▸ **DATASET SECTION**:
※

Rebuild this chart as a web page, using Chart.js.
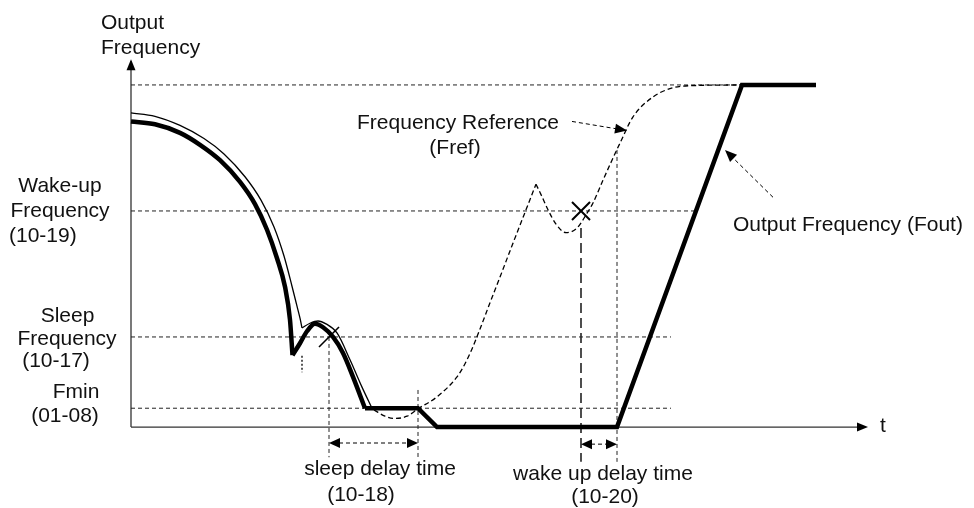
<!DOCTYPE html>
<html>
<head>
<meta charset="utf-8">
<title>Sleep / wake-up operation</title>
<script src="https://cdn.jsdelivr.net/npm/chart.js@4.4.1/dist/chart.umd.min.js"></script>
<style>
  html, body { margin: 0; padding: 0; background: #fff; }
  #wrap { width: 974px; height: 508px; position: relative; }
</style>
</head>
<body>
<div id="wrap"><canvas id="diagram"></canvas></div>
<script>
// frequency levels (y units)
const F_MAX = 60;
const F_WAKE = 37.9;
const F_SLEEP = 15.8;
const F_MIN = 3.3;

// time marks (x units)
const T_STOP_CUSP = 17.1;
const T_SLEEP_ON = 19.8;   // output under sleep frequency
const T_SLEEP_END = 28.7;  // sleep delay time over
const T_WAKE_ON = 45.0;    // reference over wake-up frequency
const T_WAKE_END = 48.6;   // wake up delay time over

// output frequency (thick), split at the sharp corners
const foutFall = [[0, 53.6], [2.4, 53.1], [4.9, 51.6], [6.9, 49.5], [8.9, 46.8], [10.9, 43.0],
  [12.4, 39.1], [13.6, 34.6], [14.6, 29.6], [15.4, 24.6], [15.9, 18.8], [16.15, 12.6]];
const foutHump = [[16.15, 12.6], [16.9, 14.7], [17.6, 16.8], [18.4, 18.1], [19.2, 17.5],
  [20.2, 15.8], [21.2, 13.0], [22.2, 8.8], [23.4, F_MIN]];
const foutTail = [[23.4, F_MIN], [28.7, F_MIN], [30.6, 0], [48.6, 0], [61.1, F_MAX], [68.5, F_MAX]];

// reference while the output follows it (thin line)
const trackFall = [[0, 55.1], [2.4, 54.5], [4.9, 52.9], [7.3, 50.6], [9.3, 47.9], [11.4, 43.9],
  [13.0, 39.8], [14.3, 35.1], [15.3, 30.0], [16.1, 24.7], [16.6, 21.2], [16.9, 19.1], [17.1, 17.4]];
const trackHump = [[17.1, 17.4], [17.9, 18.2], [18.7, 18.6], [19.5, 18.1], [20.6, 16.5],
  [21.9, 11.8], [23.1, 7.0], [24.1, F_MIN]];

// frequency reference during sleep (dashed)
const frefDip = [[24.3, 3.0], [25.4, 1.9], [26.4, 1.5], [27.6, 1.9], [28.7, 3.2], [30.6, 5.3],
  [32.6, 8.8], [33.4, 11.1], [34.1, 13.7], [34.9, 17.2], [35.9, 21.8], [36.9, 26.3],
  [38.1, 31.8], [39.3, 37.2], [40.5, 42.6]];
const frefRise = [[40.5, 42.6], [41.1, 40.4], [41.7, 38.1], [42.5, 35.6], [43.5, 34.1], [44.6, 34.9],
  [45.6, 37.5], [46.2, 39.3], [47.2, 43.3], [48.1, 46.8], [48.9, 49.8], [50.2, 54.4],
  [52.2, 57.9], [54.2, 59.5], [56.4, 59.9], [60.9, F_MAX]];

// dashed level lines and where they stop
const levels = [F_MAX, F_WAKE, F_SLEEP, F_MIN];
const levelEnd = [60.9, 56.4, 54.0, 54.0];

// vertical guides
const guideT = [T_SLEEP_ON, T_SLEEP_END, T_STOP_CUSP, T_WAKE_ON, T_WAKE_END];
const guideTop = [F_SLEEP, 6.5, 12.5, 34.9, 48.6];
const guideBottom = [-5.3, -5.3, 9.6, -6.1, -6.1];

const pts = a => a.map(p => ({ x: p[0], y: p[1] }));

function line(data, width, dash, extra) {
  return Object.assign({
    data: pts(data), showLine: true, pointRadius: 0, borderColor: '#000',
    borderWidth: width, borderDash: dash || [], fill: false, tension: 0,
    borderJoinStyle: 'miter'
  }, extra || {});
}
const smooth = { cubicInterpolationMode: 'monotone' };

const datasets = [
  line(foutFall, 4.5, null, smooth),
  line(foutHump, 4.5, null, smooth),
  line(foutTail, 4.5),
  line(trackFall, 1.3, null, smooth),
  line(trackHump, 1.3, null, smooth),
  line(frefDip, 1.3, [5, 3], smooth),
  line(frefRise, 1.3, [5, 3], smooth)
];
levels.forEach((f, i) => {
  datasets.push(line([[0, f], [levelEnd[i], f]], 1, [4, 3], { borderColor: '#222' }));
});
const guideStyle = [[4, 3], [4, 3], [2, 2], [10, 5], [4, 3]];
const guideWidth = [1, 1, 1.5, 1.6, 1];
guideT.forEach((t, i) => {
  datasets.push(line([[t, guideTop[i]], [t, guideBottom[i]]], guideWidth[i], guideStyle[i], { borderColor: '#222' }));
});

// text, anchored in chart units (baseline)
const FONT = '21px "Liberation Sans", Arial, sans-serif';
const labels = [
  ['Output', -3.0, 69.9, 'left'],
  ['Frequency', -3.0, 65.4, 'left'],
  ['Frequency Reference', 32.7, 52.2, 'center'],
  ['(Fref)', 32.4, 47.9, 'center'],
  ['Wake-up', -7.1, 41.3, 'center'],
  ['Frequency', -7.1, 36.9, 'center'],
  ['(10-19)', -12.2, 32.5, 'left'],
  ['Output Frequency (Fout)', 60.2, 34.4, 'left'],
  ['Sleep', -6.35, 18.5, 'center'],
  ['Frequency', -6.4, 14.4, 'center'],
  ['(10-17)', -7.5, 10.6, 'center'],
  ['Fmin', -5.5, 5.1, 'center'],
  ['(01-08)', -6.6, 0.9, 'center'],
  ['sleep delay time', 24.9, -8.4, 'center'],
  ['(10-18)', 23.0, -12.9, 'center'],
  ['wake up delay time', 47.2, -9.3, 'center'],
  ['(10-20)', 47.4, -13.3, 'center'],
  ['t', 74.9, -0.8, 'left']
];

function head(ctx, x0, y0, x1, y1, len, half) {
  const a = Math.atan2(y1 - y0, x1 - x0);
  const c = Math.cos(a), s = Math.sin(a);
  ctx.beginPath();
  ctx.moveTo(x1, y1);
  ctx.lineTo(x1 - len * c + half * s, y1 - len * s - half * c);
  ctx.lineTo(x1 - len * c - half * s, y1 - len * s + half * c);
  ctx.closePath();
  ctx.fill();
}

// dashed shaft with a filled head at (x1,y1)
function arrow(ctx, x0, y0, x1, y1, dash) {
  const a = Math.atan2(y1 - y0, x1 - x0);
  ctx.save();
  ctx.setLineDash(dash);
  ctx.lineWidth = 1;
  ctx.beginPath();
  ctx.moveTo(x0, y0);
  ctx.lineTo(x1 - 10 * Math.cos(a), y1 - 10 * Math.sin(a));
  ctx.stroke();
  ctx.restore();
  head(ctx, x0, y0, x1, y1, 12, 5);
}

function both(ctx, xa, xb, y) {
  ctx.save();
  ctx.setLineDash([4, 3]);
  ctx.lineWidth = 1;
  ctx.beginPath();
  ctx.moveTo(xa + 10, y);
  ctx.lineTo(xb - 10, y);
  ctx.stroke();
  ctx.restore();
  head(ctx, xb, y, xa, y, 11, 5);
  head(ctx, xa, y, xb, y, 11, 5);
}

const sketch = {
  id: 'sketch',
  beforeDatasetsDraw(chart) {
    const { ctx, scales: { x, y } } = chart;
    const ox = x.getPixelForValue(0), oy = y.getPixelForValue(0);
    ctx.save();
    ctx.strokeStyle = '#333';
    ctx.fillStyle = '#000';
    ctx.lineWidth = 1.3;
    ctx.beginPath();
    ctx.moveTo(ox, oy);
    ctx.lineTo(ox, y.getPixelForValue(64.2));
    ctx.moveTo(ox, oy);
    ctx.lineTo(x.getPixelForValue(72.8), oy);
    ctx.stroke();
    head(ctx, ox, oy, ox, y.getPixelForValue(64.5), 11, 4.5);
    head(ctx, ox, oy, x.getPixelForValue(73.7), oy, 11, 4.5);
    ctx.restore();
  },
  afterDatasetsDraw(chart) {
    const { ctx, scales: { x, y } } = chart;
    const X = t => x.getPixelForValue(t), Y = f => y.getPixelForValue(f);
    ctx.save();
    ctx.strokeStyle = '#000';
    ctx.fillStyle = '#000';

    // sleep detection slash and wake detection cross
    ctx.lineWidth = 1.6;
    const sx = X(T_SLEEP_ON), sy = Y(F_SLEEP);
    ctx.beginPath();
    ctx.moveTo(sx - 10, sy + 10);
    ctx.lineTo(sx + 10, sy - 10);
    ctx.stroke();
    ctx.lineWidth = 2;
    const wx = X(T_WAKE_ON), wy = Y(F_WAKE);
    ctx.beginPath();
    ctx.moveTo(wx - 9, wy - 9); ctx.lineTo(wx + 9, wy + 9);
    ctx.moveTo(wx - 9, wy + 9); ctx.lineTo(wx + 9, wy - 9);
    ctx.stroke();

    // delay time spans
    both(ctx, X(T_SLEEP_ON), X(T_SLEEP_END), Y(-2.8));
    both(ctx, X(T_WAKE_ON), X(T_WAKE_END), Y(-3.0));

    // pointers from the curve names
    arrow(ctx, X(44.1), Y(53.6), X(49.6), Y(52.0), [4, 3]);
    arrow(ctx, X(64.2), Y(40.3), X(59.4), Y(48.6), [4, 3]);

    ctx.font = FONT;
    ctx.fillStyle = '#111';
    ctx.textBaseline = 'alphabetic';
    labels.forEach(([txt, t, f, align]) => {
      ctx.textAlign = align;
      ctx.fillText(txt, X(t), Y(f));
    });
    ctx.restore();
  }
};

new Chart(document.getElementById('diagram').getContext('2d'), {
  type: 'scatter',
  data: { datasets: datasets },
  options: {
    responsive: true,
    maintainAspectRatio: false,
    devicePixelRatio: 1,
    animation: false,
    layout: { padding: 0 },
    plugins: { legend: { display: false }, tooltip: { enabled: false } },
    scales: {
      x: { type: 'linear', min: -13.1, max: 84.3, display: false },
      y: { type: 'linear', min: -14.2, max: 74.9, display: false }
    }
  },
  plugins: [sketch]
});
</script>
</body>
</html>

※

Repeat only the lines from the beginning of the material through the line containing "const F_MIN = 3.3;", both ends kept, leaving pictures out.

Rebuild this chart as a web page, using Chart.js.
<!DOCTYPE html>
<html>
<head>
<meta charset="utf-8">
<title>Sleep / wake-up operation</title>
<script src="https://cdn.jsdelivr.net/npm/chart.js@4.4.1/dist/chart.umd.min.js"></script>
<style>
  html, body { margin: 0; padding: 0; background: #fff; }
  #wrap { width: 974px; height: 508px; position: relative; }
</style>
</head>
<body>
<div id="wrap"><canvas id="diagram"></canvas></div>
<script>
// frequency levels (y units)
const F_MAX = 60;
const F_WAKE = 37.9;
const F_SLEEP = 15.8;
const F_MIN = 3.3;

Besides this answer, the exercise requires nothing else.